Two tours in Uyuni then overnight bus to La Paz






 I took a start light & sunrise tour from 3:00-7:00 am then a full day tour from 10:30 am to 7:30 pm over Uyuni salt flat. Then I buses overnight to La Paz. So much for one day! Salar de Uyuni comprises over 10,000km² and is the world's largest salt flat. The salt is over 10 meters thick in the center. In the dry season, the salt plains are a completely flat expanse of dry salt, but in the wet season, it is covered with a thin sheet of water that is still drivable. At times salt flat is covered in very clear water, making it the largest natural mirror in the world.
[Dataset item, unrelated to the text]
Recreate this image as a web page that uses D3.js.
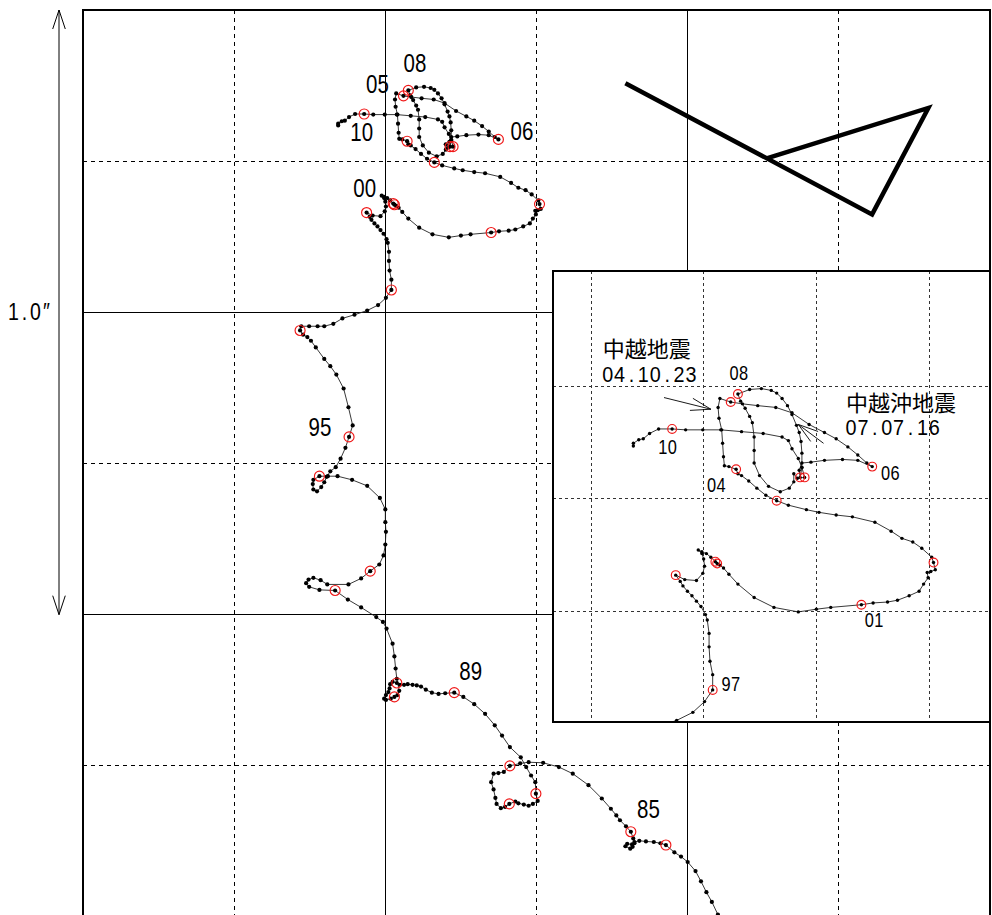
<!DOCTYPE html>
<html><head><meta charset="utf-8">
<script src="https://cdn.jsdelivr.net/npm/d3@7"></script>
<style>body{margin:0;background:#fff}svg{display:block}</style>
</head><body>
<svg id="c" width="992" height="915"></svg>
<script>
// ---- data (milli-arcsec) ----
const track = [
[557,-1012],[550,-996],[540,-975],[531,-959],[522,-941],[513,-924],[500,-909],[489,-900],[478,-893],[464,-881],[455,-878],[444,-876],[431,-875],[420,-874],[412,-876],[408,-880],[400,-879],[397,-883],[405,-887],[409,-884],[412,-878],[410,-870],[406,-859],[398,-850],[388,-840],[382,-832],[373,-821],[358,-804],[336,-782],[310,-763],[287,-752],[261,-745],[237,-744],[223,-746],[206,-750],[196,-760],[187,-762],[179,-763],[175,-777],[179,-789],[182,-803],[184,-813],[191,-820],[198,-818],[205,-813],[215,-809],[220,-812],[229,-814],[237,-816],[244,-813],[252,-808],[249,-796],[248,-777],[241,-766],[233,-752],[224,-736],[206,-719],[193,-700],[181,-683],[165,-664],[147,-648],[129,-636],[114,-629],[99,-630],[88,-631],[77,-629],[67,-624],[59,-619],[52,-617],[45,-616],[37,-615],[31,-616],[24,-616],[19,-613],[12,-611],[8,-615],[7,-622],[5,-628],[1,-633],[-2,-639],[1,-641],[9,-639],[15,-636],[20,-633],[23,-626],[19,-606],[17,-589],[15,-569],[12,-548],[2,-523],[-4,-512],[-15,-504],[-40,-488],[-62,-475],[-83,-460],[-109,-459],[-126,-454],[-131,-448],[-127,-442],[-119,-439],[-107,-443],[-96,-450],[-61,-450],[-40,-440],[-25,-428],[-10,-417],[-3,-402],[0,-384],[1,-363],[0,-347],[0,-326],[-9,-307],[-30,-287],[-55,-277],[-79,-271],[-95,-271],[-109,-271],[-119,-277],[-120,-284],[-119,-293],[-113,-296],[-106,-289],[-101,-281],[-97,-272],[-91,-263],[-82,-256],[-74,-242],[-66,-224],[-60,-206],[-54,-187],[-61,-157],[-69,-126],[-81,-103],[-91,-89],[-101,-77],[-115,-58],[-123,-47],[-129,-41],[-136,-37],[-141,-30],[-139,-23],[-126,-23],[-112,-23],[-101,-23],[-86,-19],[-71,-10],[-51,-4],[-30,3],[-12,12],[1,24],[10,37],[10,54],[7,69],[6,85],[6,100],[4,115],[2,121],[-3,130],[-8,136],[-13,142],[-18,147],[-23,153],[-26,158],[-31,165],[-21,160],[-8,159],[-1,167],[1,175],[0,183],[-2,189],[-6,193],[-2,191],[3,189],[8,185],[13,180],[15,178],[18,176],[22,173],[28,166],[38,155],[56,140],[78,129],[105,124],[125,127],[141,129],[175,132],[188,134],[204,135],[215,137],[228,142],[239,147],[244,155],[249,162],[248,168],[252,169],[257,171],[255,179],[253,185],[242,195],[232,202],[220,206],[208,214],[190,224],[165,230],[147,232],[128,235],[114,238],[94,243],[81,248],[69,254],[59,262],[50,270],[42,276],[38,278],[36,283],[28,286],[23,287],[22,297],[21,312],[20,327],[17,340],[16,352],[18,362],[30,358],[43,356],[60,354],[80,352],[98,346],[117,333],[134,324],[147,317],[160,308],[171,299],[181,290],[187,286],[171,293],[154,294],[134,293],[119,291],[109,290],[106,282],[107,274],[109,285],[109,301],[108,314],[106,324],[103,332],[98,344],[93,354],[87,362],[81,368],[75,371],[64,373],[51,372],[38,367],[41,359],[46,351],[51,342],[54,335],[56,319],[56,304],[56,290],[62,276],[72,264],[85,258],[95,262],[100,269],[100,278],[104,273],[112,274],[109,285],[105,295],[98,306],[94,315],[87,319],[66,323],[42,325],[19,327],[-1,327],[-20,327],[-35,328],[-50,328],[-60,323],[-67,317],[-72,316],[-78,312],[-78,309]
];
const yearNames = ["84","85","86","87","88","89","90","91","92","93","94","95","96","97","98","99","00","01","02","03","04","05","06","07","08","09","10"];
const yearX = [464,406,206,205,249,114,19,15,-83,-25,-109,-60,-141,10,-31,13,15,175,255,81,36,30,187,107,38,112,-35];
const yearY = [-881,-859,-750,-813,-796,-629,-613,-636,-460,-428,-271,-206,-30,37,165,180,178,132,179,248,283,358,286,274,367,274,328];

const mainLabelText = ["85","89","95","00","05","08","06","10"];
const mainLabelX = [435,141,-108,-34,-13,49,226,-39];
const mainLabelY = [-822,-594,-190,206,377,412,299,297];

const insetLabelText = ["08","10","06","04","01","97"];
const insetLabelX = [39,-40,207,14,189,30];
const insetLabelY = [390,308,279,266,115,44];

const quakeNames = ["中越地震","中越沖地震"];
const quakeDates = ["04.10.23","07.07.16"];
const quakeTextX = [-112,158];
const quakeNameY = [419,359];
const quakeDateY = [389,330];
const arrowTail = [[-44,363],[133,312]];
const arrowTip = [[8,350],[105,333]];

const triangle = [[397,379],[805,162],[898,338],[632,255]];
const scaleBarEnds = [500,-500];
const scaleBarLabel = "1.0″";

const mainSolidX = [0,500], mainDashX = [-250,250,750];
const mainSolidY = [0,-500], mainDashY = [250,-250,-750];
const insetDashX = [-125,0,125,250], insetDashY = [375,250,125];

// ---- drawing ----
const svg = d3.select("#c");
const x = d3.scaleLinear().domain([-500,1000]).range([83,990]);
const y = d3.scaleLinear().domain([-1000,500]).range([917,10]);
const xi = d3.scaleLinear().domain([-125,250]).range([591,929]);
const yi = d3.scaleLinear().domain([125,375]).range([611,386.8]);

const latin = "'Liberation Sans',Arial,sans-serif";
const cjk = "'Noto Sans CJK JP','Noto Sans CJK SC',sans-serif";

// monospaced-cell text (emulates a half-width gothic font)
function cellText(g, str, px, py, cell, size, sx, anchor){
  const n = str.length;
  const start = anchor === "start" ? cell/2 : -(n-1)*cell/2;
  const xs = d3.range(n).map(i => ((start + i*cell)/sx).toFixed(2)).join(" ");
  return g.append("text")
    .attr("transform",`translate(${px},${py}) scale(${sx},1)`)
    .attr("x",xs).attr("y",0)
    .attr("text-anchor","middle").attr("dominant-baseline","central")
    .attr("font-family",latin).attr("font-size",size).attr("fill","#000").text(str);
}

const defs = svg.append("defs");
defs.append("clipPath").attr("id","mclip").append("rect")
  .attr("x",x(-500)).attr("y",y(500)).attr("width",x(1000)-x(-500)).attr("height",y(-1000)-y(500));

const main = svg.append("g");
main.selectAll(".vs").data(mainSolidX).join("line")
  .attr("x1",d=>x(d)).attr("x2",d=>x(d)).attr("y1",y(500)).attr("y2",y(-1000))
  .attr("stroke","#000").attr("stroke-width",1).attr("shape-rendering","crispEdges");
main.selectAll(".vd").data(mainDashX).join("line")
  .attr("x1",d=>x(d)).attr("x2",d=>x(d)).attr("y1",y(500)).attr("y2",y(-1000))
  .attr("stroke","#000").attr("stroke-width",1).attr("stroke-dasharray","4,4").attr("shape-rendering","crispEdges");
main.selectAll(".hs").data(mainSolidY).join("line")
  .attr("y1",d=>y(d)).attr("y2",d=>y(d)).attr("x1",x(-500)).attr("x2",x(1000))
  .attr("stroke","#000").attr("stroke-width",1).attr("shape-rendering","crispEdges");
main.selectAll(".hd").data(mainDashY).join("line")
  .attr("y1",d=>y(d)).attr("y2",d=>y(d)).attr("x1",x(-500)).attr("x2",x(1000))
  .attr("stroke","#000").attr("stroke-width",1).attr("stroke-dasharray","4,4").attr("shape-rendering","crispEdges");
main.append("rect").attr("x",x(-500)).attr("y",y(500)).attr("width",x(1000)-x(-500)).attr("height",y(-1000)-y(500))
  .attr("fill","none").attr("stroke","#000").attr("stroke-width",1.2).attr("shape-rendering","crispEdges");

main.append("path").attr("d",d3.line().x(d=>x(d[0])).y(d=>y(d[1]))(triangle))
  .attr("fill","none").attr("stroke","#000").attr("stroke-width",4.5).attr("stroke-linejoin","miter");

function drawTrack(g, sx, sy, clipId, dotR, ringR){
  const c = g.append("g").attr("clip-path",`url(#${clipId})`);
  c.append("path").attr("d",d3.line().x(d=>sx(d[0])).y(d=>sy(d[1]))(track))
    .attr("fill","none").attr("stroke","#222").attr("stroke-width",0.9);
  c.selectAll(".dot").data(track).join("circle")
    .attr("cx",d=>sx(d[0])).attr("cy",d=>sy(d[1])).attr("r",dotR).attr("fill","#000");
  c.selectAll(".ring").data(yearNames).join("circle")
    .attr("cx",(d,i)=>sx(yearX[i])).attr("cy",(d,i)=>sy(yearY[i])).attr("r",ringR)
    .attr("fill","none").attr("stroke","#f01818").attr("stroke-width",1.15);
  return c;
}
drawTrack(main, x, y, "mclip", 2.1, 5);

mainLabelText.forEach((t,i)=>cellText(main, t, x(mainLabelX[i]), y(mainLabelY[i]), 11.5, 25, 0.82, "middle"));

// ---- inset ----
const ix0 = 553, iy0 = 271, ix1 = 990, iy1 = 722;
defs.append("clipPath").attr("id","iclip").append("rect")
  .attr("x",ix0).attr("y",iy0).attr("width",ix1-ix0).attr("height",iy1-iy0);
const inset = svg.append("g");
inset.append("rect").attr("x",ix0).attr("y",iy0).attr("width",ix1-ix0).attr("height",iy1-iy0).attr("fill","#fff");
inset.selectAll(".ivd").data(insetDashX).join("line")
  .attr("x1",d=>xi(d)).attr("x2",d=>xi(d)).attr("y1",iy0).attr("y2",iy1)
  .attr("stroke","#333").attr("stroke-width",1).attr("stroke-dasharray","3,3").attr("shape-rendering","crispEdges");
inset.selectAll(".ihd").data(insetDashY).join("line")
  .attr("y1",d=>yi(d)).attr("y2",d=>yi(d)).attr("x1",ix0).attr("x2",ix1)
  .attr("stroke","#333").attr("stroke-width",1).attr("stroke-dasharray","3,3").attr("shape-rendering","crispEdges");
drawTrack(inset, xi, yi, "iclip", 1.7, 4.4);

insetLabelText.forEach((t,i)=>cellText(inset, t, xi(insetLabelX[i]), yi(insetLabelY[i]), 9.5, 20, 0.82, "middle"));

inset.selectAll(".qn").data(quakeNames).join("text")
  .attr("x",(d,i)=>xi(quakeTextX[i])).attr("y",(d,i)=>yi(quakeNameY[i]))
  .attr("dominant-baseline","central").attr("font-family",cjk).attr("font-size",22).text(d=>d);
quakeDates.forEach((t,i)=>cellText(inset, t, xi(quakeTextX[i]) - 1, yi(quakeDateY[i]), 11.9, 22, 0.9, "start"));

function arrowHead(tx,ty,fx,fy,len,ang){
  const a = Math.atan2(fy-ty, fx-tx);
  return [[tx+len*Math.cos(a+ang), ty+len*Math.sin(a+ang)],[tx,ty],[tx+len*Math.cos(a-ang), ty+len*Math.sin(a-ang)]];
}
arrowTail.forEach((t,i)=>{
  const p = arrowTip[i];
  const X0=xi(t[0]),Y0=yi(t[1]),X1=xi(p[0]),Y1=yi(p[1]);
  inset.append("line").attr("x1",X0).attr("y1",Y0).attr("x2",X1).attr("y2",Y1).attr("stroke","#000").attr("stroke-width",0.9);
  inset.append("path").attr("d",d3.line()(arrowHead(X1,Y1,X0,Y0,21,0.3)))
    .attr("fill","none").attr("stroke","#000").attr("stroke-width",0.9);
});
inset.append("rect").attr("x",ix0).attr("y",iy0).attr("width",ix1-ix0).attr("height",iy1-iy0)
  .attr("fill","none").attr("stroke","#000").attr("stroke-width",1.2).attr("shape-rendering","crispEdges");

// ---- scale bar ----
const sbx = 59;
const yTop = y(scaleBarEnds[0]), yBot = y(scaleBarEnds[1]);
svg.append("line").attr("x1",sbx).attr("x2",sbx).attr("y1",yTop).attr("y2",yBot).attr("stroke","#000").attr("stroke-width",1);
svg.append("path").attr("d",d3.line()(arrowHead(sbx,yTop,sbx,yBot,20,0.32))).attr("fill","none").attr("stroke","#000").attr("stroke-width",1);
svg.append("path").attr("d",d3.line()(arrowHead(sbx,yBot,sbx,yTop,20,0.32))).attr("fill","none").attr("stroke","#000").attr("stroke-width",1);
cellText(svg, scaleBarLabel, 8, y((scaleBarEnds[0]+scaleBarEnds[1])/2), 11, 23, 0.85, "start");
</script>
</body></html>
The start light & sunrise tour (200b) was cold but fun with the guide taking special photos for each of us.  The full day tour (250b) included TRAIN CEMETERY, COLCHANI TOWN, SALT OF EYES, SALT HOTEL MUSEUM PLAYA BLANCA, DRY AREA TO TAKE TRICK ART PICTURES, INCAHUASI ISLAND, and WATER AREA TO SEE THE MIRROR EFFECT OF THE SKY AND SUNSET.











The Train Graveyard (3669m, 20.479 S, 66.834 W) has a lot of wrecked old steam locomotives. Colchani, Bloques de Sal (3653m, 20.301 S, 66.938 W) is a village 7 kilometers north of Uyuni that survives off of the processing of salt. Salt souvenirs are available, a salt museum that has carvings of animals created with salt (they make you pay the fee upon exit), some examples of furniture and home-building techniques using salt. we had lunch at a Salt Hotel (3653m, 20.331 S, 67.047 W) made completely out of salt.  

The Isla de los Pescados or Isla Incahuasi (3653m, 20.243 S, 67.625 W) has a name originating from the fish-like appearance of the island's reflection in the wet season. There is a fee of BOB30 to visit this island of fossilized coral covered in 1000-year-old cacti in the middle of the Salar. They only branch out every few decades, meaning a 7-meter-tall cactus is approximately 700 years old! If you see a cactus with seven or eight "arms," ​​it's a millennium-old creature! The Incas and even modern people use their sturdy, woody skeletons to build houses and make furniture. These cacti outlive many empires, standing silently, witnessing the salt flats dry up from the sea into white land, like ancient sentinels guarding the salt flats.